> [GIVEN ENTRIES]:
:::::
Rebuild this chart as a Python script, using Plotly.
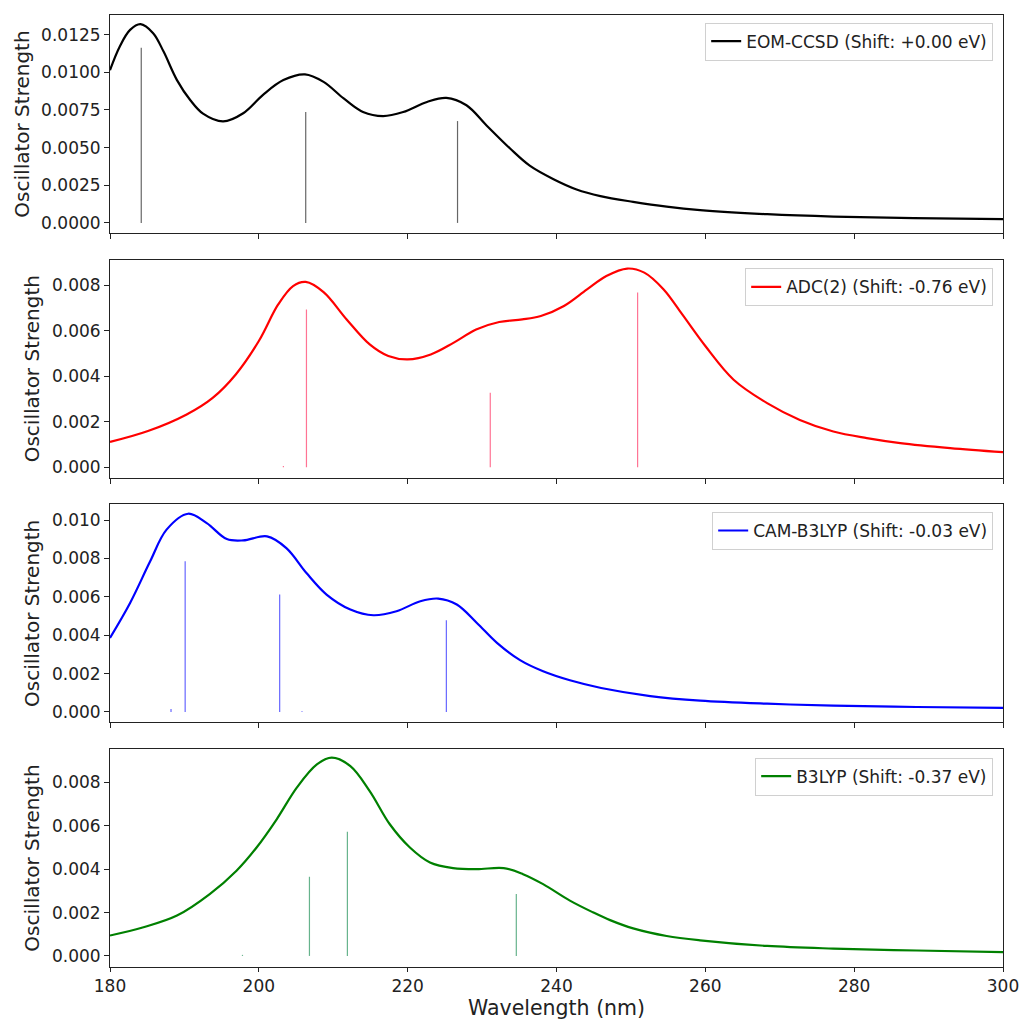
:::::
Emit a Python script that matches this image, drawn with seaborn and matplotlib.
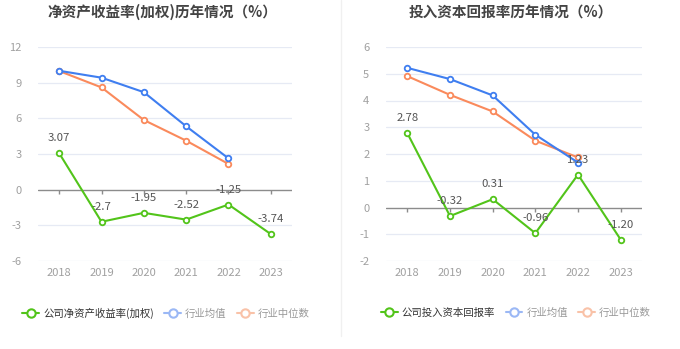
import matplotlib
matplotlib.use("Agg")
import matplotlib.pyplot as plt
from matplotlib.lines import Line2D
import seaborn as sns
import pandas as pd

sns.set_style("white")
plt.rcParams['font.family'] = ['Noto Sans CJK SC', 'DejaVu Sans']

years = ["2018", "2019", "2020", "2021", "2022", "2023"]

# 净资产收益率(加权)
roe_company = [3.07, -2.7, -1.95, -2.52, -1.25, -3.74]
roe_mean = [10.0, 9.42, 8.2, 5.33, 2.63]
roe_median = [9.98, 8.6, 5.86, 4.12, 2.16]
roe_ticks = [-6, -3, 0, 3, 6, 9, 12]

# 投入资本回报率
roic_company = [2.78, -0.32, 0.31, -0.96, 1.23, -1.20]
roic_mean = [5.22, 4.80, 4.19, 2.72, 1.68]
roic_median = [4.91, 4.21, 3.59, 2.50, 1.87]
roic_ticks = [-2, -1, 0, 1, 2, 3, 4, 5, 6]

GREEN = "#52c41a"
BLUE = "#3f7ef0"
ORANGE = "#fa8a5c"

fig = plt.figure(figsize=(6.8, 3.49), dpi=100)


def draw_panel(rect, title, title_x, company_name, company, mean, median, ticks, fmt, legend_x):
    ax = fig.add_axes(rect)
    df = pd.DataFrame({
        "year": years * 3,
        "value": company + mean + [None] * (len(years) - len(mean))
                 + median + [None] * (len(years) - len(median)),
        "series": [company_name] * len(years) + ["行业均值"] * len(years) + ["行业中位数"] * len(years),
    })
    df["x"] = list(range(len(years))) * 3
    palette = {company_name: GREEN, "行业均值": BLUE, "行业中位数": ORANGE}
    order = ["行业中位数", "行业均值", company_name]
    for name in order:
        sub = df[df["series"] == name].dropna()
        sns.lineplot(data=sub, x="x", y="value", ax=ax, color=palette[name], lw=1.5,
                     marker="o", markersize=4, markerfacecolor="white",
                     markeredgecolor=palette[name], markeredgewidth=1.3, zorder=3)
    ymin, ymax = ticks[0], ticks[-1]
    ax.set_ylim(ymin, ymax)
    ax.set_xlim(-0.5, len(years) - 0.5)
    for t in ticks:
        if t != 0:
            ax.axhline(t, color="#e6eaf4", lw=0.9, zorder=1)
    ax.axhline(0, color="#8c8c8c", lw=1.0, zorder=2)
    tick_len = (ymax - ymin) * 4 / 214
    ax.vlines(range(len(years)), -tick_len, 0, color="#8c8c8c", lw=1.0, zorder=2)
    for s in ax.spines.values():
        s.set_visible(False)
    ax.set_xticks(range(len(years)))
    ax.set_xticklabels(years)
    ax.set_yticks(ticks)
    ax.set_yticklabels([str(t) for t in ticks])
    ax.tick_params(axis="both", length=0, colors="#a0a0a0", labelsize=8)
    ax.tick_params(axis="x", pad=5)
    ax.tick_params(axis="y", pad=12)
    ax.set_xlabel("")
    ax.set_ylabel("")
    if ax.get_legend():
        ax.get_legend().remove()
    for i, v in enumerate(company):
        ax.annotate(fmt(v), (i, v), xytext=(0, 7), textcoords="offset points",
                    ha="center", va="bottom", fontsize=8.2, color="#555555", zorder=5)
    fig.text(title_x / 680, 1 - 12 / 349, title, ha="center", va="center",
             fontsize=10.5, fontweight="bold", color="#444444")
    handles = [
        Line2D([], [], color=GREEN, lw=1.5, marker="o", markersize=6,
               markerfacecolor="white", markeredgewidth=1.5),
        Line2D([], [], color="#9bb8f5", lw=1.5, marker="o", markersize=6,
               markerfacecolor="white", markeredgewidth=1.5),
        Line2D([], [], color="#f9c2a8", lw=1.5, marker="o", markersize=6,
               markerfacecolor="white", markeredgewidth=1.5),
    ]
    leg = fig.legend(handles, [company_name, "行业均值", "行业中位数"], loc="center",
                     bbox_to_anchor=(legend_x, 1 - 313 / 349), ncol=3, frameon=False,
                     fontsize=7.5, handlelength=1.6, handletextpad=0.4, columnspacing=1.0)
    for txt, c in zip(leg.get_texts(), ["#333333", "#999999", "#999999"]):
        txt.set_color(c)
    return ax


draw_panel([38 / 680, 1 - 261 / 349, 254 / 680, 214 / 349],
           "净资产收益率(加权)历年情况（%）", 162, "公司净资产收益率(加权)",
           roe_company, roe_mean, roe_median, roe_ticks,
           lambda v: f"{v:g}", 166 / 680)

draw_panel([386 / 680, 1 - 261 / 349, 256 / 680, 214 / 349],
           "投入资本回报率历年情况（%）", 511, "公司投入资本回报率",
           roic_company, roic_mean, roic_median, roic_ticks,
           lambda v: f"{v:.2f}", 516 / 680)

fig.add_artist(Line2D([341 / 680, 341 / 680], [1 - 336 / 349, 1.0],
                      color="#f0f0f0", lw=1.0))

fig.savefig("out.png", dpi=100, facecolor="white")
:::::
> [THE TASK]: Leave the pictures aside and restate exactly the lines from the one containing "Emit a Python" to the one containing "fig = plt.figure(figsize=(6.8, 3.49), dpi=100)", those two lines included.

> [ANSWER TO THE EXERCISE]:
Emit a Python script that matches this image, drawn with seaborn and matplotlib.
import matplotlib
matplotlib.use("Agg")
import matplotlib.pyplot as plt
from matplotlib.lines import Line2D
import seaborn as sns
import pandas as pd

sns.set_style("white")
plt.rcParams['font.family'] = ['Noto Sans CJK SC', 'DejaVu Sans']

years = ["2018", "2019", "2020", "2021", "2022", "2023"]

# 净资产收益率(加权)
roe_company = [3.07, -2.7, -1.95, -2.52, -1.25, -3.74]
roe_mean = [10.0, 9.42, 8.2, 5.33, 2.63]
roe_median = [9.98, 8.6, 5.86, 4.12, 2.16]
roe_ticks = [-6, -3, 0, 3, 6, 9, 12]

# 投入资本回报率
roic_company = [2.78, -0.32, 0.31, -0.96, 1.23, -1.20]
roic_mean = [5.22, 4.80, 4.19, 2.72, 1.68]
roic_median = [4.91, 4.21, 3.59, 2.50, 1.87]
roic_ticks = [-2, -1, 0, 1, 2, 3, 4, 5, 6]

GREEN = "#52c41a"
BLUE = "#3f7ef0"
ORANGE = "#fa8a5c"

fig = plt.figure(figsize=(6.8, 3.49), dpi=100)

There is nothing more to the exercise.